As far as I can tell, the program sends a request for data, and then repeatedly and rapidly requests if the data has arrived.
It's the equivalent of the parent to child conversation in a car:-
Child: "When do we get to the seaside?"
Parent: "Soon."
Child: "Are we there yet?"
Child: "Are we there yet?"
Child: "Are we there yet?"
Child: "Are we there yet?"
Child: "Are we there yet?"
etc.
It probably takes more effort on the part of the programmer to reduce the frequency of requests if the data is slow arriving, and that would risk making the program slower when the data arrives nearly instantly. It is likely that the programmer was writing the program and testing in a situation where the data was available nearly instantly, so the problems triggered by slow data are not seen and fixed.
Where the program's main function is to send and receive data, and the program is more mature, it's clear that some effort has gone into making the program work better in situations where data is slow.
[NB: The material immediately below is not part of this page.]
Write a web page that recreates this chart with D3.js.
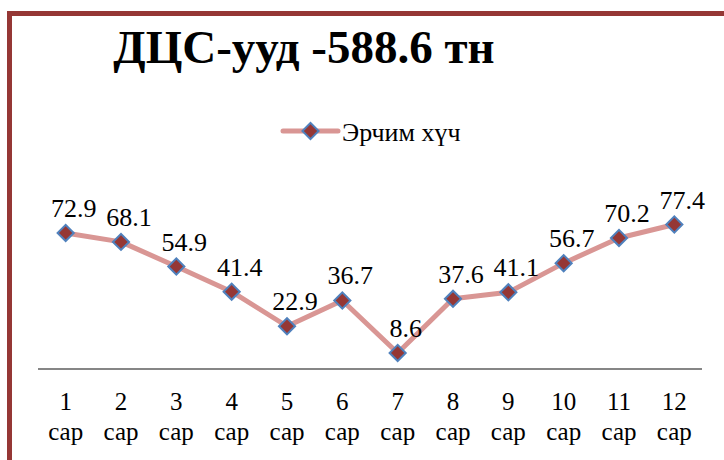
<!DOCTYPE html>
<html>
<head>
<meta charset="utf-8">
<script src="https://cdn.jsdelivr.net/npm/d3@7"></script>
<style>
  body { margin: 0; background: #fff; }
</style>
</head>
<body>
<div id="chart"></div>
<script>
var months = ["1", "2", "3", "4", "5", "6", "7", "8", "9", "10", "11", "12"];
var monthWord = "сар";
var values = [72.9, 68.1, 54.9, 41.4, 22.9, 36.7, 8.6, 37.6, 41.1, 56.7, 70.2, 77.4];
var seriesName = "Эрчим хүч";
var title = "ДЦС-ууд -588.6 тн";

var width = 724,
    height = 460;
var serif = "Liberation Serif";

var svg = d3.select("#chart")
  .append("svg")
  .attr("width", width)
  .attr("height", height);

// frame (runs off the right and bottom edge)
svg.append("rect")
  .attr("x", 9.5).attr("y", 13.5)
  .attr("width", 760).attr("height", 500)
  .attr("fill", "none")
  .attr("stroke", "#953735")
  .attr("stroke-width", 5);

svg.append("text")
  .attr("x", 304).attr("y", 63)
  .attr("text-anchor", "middle")
  .attr("font-family", serif)
  .attr("font-size", 47)
  .attr("font-weight", "bold")
  .text(title);

var x = d3.scaleBand()
  .domain(months)
  .range([38, 702]);

var y = d3.scaleLinear()
  .domain([0, 90])
  .range([369, 201]);

// category axis
svg.append("line")
  .attr("x1", 38).attr("x2", 702)
  .attr("y1", y(0)).attr("y2", y(0))
  .attr("stroke", "#868686")
  .attr("stroke-width", 2);

var ticks = svg.append("g").selectAll("text")
  .data(months)
  .enter().append("text")
  .attr("text-anchor", "middle")
  .attr("font-family", serif)
  .attr("font-size", 25);
ticks.append("tspan")
  .attr("x", function(d) { return x(d) + x.bandwidth() / 2; })
  .attr("y", 410)
  .text(function(d) { return d; });
ticks.append("tspan")
  .attr("x", function(d) { return x(d) + x.bandwidth() / 2; })
  .attr("y", 440)
  .text(monthWord);

var line = d3.line()
  .x(function(d, i) { return x(months[i]) + x.bandwidth() / 2; })
  .y(function(d) { return y(d); });

svg.append("path")
  .datum(values)
  .attr("d", line)
  .attr("fill", "none")
  .attr("stroke", "#d99694")
  .attr("stroke-width", 5)
  .attr("stroke-linejoin", "round");

var diamond = d3.symbol().type(d3.symbolSquare).size(130);

svg.append("g").selectAll("path")
  .data(values)
  .enter().append("path")
  .attr("d", diamond)
  .attr("transform", function(d, i) {
    return "translate(" + (x(months[i]) + x.bandwidth() / 2) + "," + y(d) + ") rotate(45)";
  })
  .attr("fill", "#953735")
  .attr("stroke", "#4f81bd")
  .attr("stroke-width", 2);

// value labels, a little up and to the right of each point
svg.append("g").selectAll("text")
  .data(values)
  .enter().append("text")
  .attr("text-anchor", "middle")
  .attr("font-family", serif)
  .attr("font-size", 26)
  .attr("x", function(d, i) { return x(months[i]) + x.bandwidth() / 2 + 8; })
  .attr("y", function(d) { return y(d) - 16; })
  .text(function(d) { return d; });

// legend
var lg = svg.append("g").attr("transform", "translate(283,131)");
lg.append("line")
  .attr("x1", 0).attr("x2", 55)
  .attr("stroke", "#d99694")
  .attr("stroke-width", 5)
  .attr("stroke-linecap", "round");
lg.append("path")
  .attr("d", diamond)
  .attr("transform", "translate(27.5,0) rotate(45)")
  .attr("fill", "#953735")
  .attr("stroke", "#4f81bd")
  .attr("stroke-width", 2);
lg.append("text")
  .attr("x", 59).attr("y", 10)
  .attr("font-family", serif)
  .attr("font-size", 26)
  .text(seriesName);
</script>
</body>
</html>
Moving and downloading files using file explorer seems not to cause the computer to work very hard, and a useful progress indicator is shown to the user. Similarly, the video streaming services have ways of indicating that the initial buffering is happening, and some will start videos at low quality, and then increase quality when it's clear that higher data rates are available.
Those improvements have taken a lot of programming to get to work seamlessly. Programs that mainly run within a PC, but just need occasional data from elsewhere may not have that sophistication.